The story in 2025 is that of end-market normalization and signs of improving momentum as the business nears a critical pivot. Revenue growth is expected to resume in the current quarter, and there is reason to believe demand trends will improve over time.
Not only have end markets normalized, but AI-focused demand is broadening into a wider array of industries that will require Microchip Technology’s embedded semiconductor and power control products. 

Key developments in its fiscal Q2 included the launch of new products, including the Gen 6 PCIe switch. The switch is explicitly designed to handle intense data center workloads, enabling quick communication between CPUs, GPUs, and storage devices. Initial market response is positive, and production is expected to reach commercial scale by mid-2026, with a ramp-up into year-end. 
Despite near-term volatility and conservative guidance, Microchip Technology’s alignment with AI infrastructure growth, operational resilience, and high institutional ownership position it for an earnings rebound and stock recovery into 2026.
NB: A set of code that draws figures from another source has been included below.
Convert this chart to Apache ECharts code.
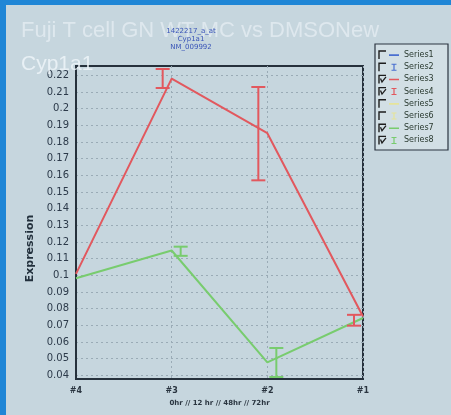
<!DOCTYPE html>
<html><head><meta charset="utf-8">
<script src="https://cdn.jsdelivr.net/npm/echarts@6/dist/echarts.min.js"></script>
<style>html,body{margin:0;padding:0;background:#c6d6de;} #c{width:451px;height:415px;}</style>
</head><body><div id="c"></div>
<script>
const categories = ['#4', '#3', '#2', '#1'];
const series3Values = [0.1009, 0.218, 0.1853, 0.0753];
const series4Low  = [null, 0.2124, 0.157, 0.0698];
const series4High = [null, 0.2238, 0.213, 0.0763];
const series7Values = [0.0983, 0.1149, 0.0478, 0.0744];
const series8Low  = [null, 0.1117, 0.039, null];
const series8High = [null, 0.1172, 0.0564, null];
const yTicks = [0.04, 0.05, 0.06, 0.07, 0.08, 0.09, 0.1, 0.11, 0.12, 0.13, 0.14, 0.15, 0.16, 0.17, 0.18, 0.19, 0.2, 0.21, 0.22];
const seriesNames = ['Series1', 'Series2', 'Series3', 'Series4', 'Series5', 'Series6', 'Series7', 'Series8'];
const checked = [false, false, true, true, false, false, true, true];
const titleText = 'Fuji T cell GN WT MC vs DMSONew';
const geneText = 'Cyp1a1';
const probeLines = ['1422217_a_at', 'Cyp1a1', 'NM_009992'];
const xName = '0hr // 12 hr // 48hr // 72hr';

const BLUE = '#4a6fd0', RED = '#e2585e', YEL = '#e6e49a', GRN = '#78cc6e';
const seriesColors = [BLUE, BLUE, RED, RED, YEL, YEL, GRN, GRN];

function errData(lo, hi) {
  const out = [];
  categories.forEach((c, i) => { if (lo[i] != null) out.push([i, lo[i], hi[i]]); });
  return out;
}
function errorBar(offset, color) {
  return function (params, api) {
    const i = api.value(0);
    const pLo = api.coord([i, api.value(1)]);
    const pHi = api.coord([i, api.value(2)]);
    const x = pLo[0] + offset, h = 7;
    const st = { stroke: color, lineWidth: 2 };
    return { type: 'group', children: [
      { type: 'line', shape: { x1: x, y1: pHi[1], x2: x, y2: pLo[1] }, style: st },
      { type: 'line', shape: { x1: x - h, y1: pHi[1], x2: x + h, y2: pHi[1] }, style: st },
      { type: 'line', shape: { x1: x - h, y1: pLo[1], x2: x + h, y2: pLo[1] }, style: st }
    ]};
  };
}

const lineIcon = 'path://M0,0h0.01v0.01h-0.01z M0,3.3h10v1.6h-10z M9.99,7.99h0.01v0.01h-0.01z';
const barIcon = 'path://M0,0h0.01v0.01h-0.01z M2.5,0.5h5v1h-5z M4.4,0.5h1.2v7h-1.2z M2.5,6.5h5v1h-5z M9.99,7.99h0.01v0.01h-0.01z';

const legendTop = 51, rowH = 12.2;
const graphics = [
  { type: 'rect', x: 0, y: 0, shape: { width: 451, height: 5 }, style: { fill: '#1f86d6' }, z: 10 },
  { type: 'rect', x: 0, y: 0, shape: { width: 6, height: 415 }, style: { fill: '#1f86d6' }, z: 10 },
  { type: 'text', x: 21, y: 20, style: { text: titleText, fill: 'rgba(238,244,248,0.6)', font: '22px "Liberation Sans", Arial, sans-serif' }, z: 1 },
  { type: 'text', x: 21, y: 54, style: { text: geneText, fill: 'rgba(240,246,250,0.8)', font: '21px "Liberation Sans", Arial, sans-serif' }, z: 1 },
  { type: 'text', x: 191, y: 27, style: { text: probeLines.join('\n'), fill: '#3a55b8', font: '7px "DejaVu Sans", sans-serif', align: 'center', lineHeight: 8 }, z: 5 },
  { type: 'rect', x: 375, y: 44, shape: { width: 73, height: 106 }, style: { fill: '#d2dfe5', stroke: '#2b3440', lineWidth: 1.2 }, z: 2 }
];
checked.forEach((c, k) => {
  const y = legendTop + k * rowH;
  graphics.push({ type: 'polyline', x: 379, y: y, shape: { points: [[0, 8], [0, 0], [7, 0]] }, style: { stroke: '#1e1e1e', lineWidth: 1.4, fill: 'none' }, z: 6 });
  if (c) graphics.push({ type: 'polyline', x: 379, y: y, shape: { points: [[1.5, 3], [3, 6.5], [7, 1.5]] }, style: { stroke: '#1e1e1e', lineWidth: 1.3, fill: 'none' }, z: 6 });
});

const series = [];
seriesNames.forEach((name, k) => {
  const color = seriesColors[k];
  if (k % 2 === 0) {
    let data = [];
    if (name === 'Series3') data = series3Values;
    if (name === 'Series7') data = series7Values;
    series.push({ name, type: 'line', data, color, symbol: 'none', lineStyle: { color, width: 2 }, z: 3 });
  } else {
    let data = [], off = 0;
    if (name === 'Series4') { data = errData(series4Low, series4High); off = -9; }
    if (name === 'Series8') { data = errData(series8Low, series8High); off = 9; }
    series.push({ name, type: 'custom', data, color, itemStyle: { color }, renderItem: errorBar(off, color), encode: { x: 0, y: [1, 2] }, z: 4 });
  }
});

const chart = echarts.init(document.getElementById('c'), null, { renderer: 'canvas' });
chart.setOption({
  backgroundColor: '#c6d6de',
  animation: false,
  grid: { left: 76, right: 88, top: 66, bottom: 36, show: true, borderColor: '#26313c', borderWidth: 2, backgroundColor: 'transparent' },
  legend: {
    orient: 'vertical', left: 389, top: legendTop, padding: 0, itemWidth: 10, itemHeight: 8, itemGap: rowH - 8,
    selectedMode: false,
    textStyle: { fontSize: 8, color: '#2a3a30', fontFamily: '"DejaVu Sans", sans-serif', lineHeight: 8 },
    data: seriesNames.map((n, k) => ({ name: n, icon: k % 2 === 0 ? lineIcon : barIcon, itemStyle: { color: seriesColors[k] } }))
  },
  xAxis: {
    type: 'category', data: categories, boundaryGap: false,
    name: xName, nameLocation: 'middle', nameGap: 12,
    nameTextStyle: { fontSize: 7, color: '#2a3540', fontFamily: '"DejaVu Sans", sans-serif', fontWeight: 'bold' },
    axisLine: { lineStyle: { color: '#26313c', width: 2 } },
    axisTick: { show: false },
    axisLabel: { fontSize: 8, fontWeight: 'bold', color: '#2a3540', margin: 8, fontFamily: '"DejaVu Sans", sans-serif' },
    splitLine: { show: true, lineStyle: { color: '#9aabb6', type: [2, 3], width: 1 } }
  },
  yAxis: {
    type: 'value', min: 0.0378, max: 0.2256,
    name: 'Expression', nameLocation: 'middle', nameGap: 40, nameRotate: 90,
    nameTextStyle: { fontSize: 11, fontWeight: 'bold', color: '#22303c', fontFamily: '"DejaVu Sans", sans-serif', padding: [0, 52, 0, 0] },
    axisLine: { show: true, lineStyle: { color: '#26313c', width: 2 } },
    axisTick: { show: false, customValues: yTicks },
    axisLabel: { customValues: yTicks, fontSize: 10, color: '#2c3a4a', margin: 7, fontFamily: '"DejaVu Sans", sans-serif', formatter: v => String(+v.toFixed(2)) },
    splitLine: { show: true, lineStyle: { color: '#9aabb6', type: [2, 3], width: 1 } }
  },
  graphic: graphics,
  series
});
</script></body></html>
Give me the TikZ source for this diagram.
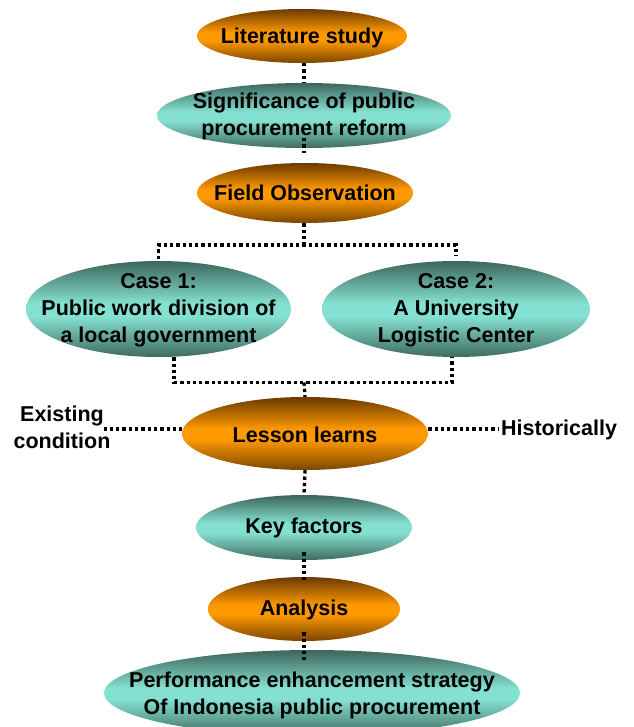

Microchip Technology: Outperformance Overshadowed by Tepid Guidance

Microchip Technology reported a solid Q2, despite headwinds, with net revenue of $1.14 billion, down only 1.7% year over year. Results were driven by strengths in North America, Asia, and Europe, with the first two up sequentially and the latter flat, which execs noted as a good result given the calendar period. Data centers and AI were also cited as drivers of strength, contributing to a 6% system-wide sequential gain and a robust outlook for next year. 
Executives noted that guidance was provided only for a single quarter, but then stated that strong growth was expected in the first three quarters of FY2026.
Margin news is also good. The company’s focus on operational quality, cost control, and spending helped to offset revenue deleverage and other headwinds. The net result is that margins contracted but less than expected, leaving the adjusted EPS at 35 cents, two cents better than MarketBeat’s consensus estimate. 
Management also expects quality improvements to stick, setting the business up for a leveraged earnings rebound when growth resumes.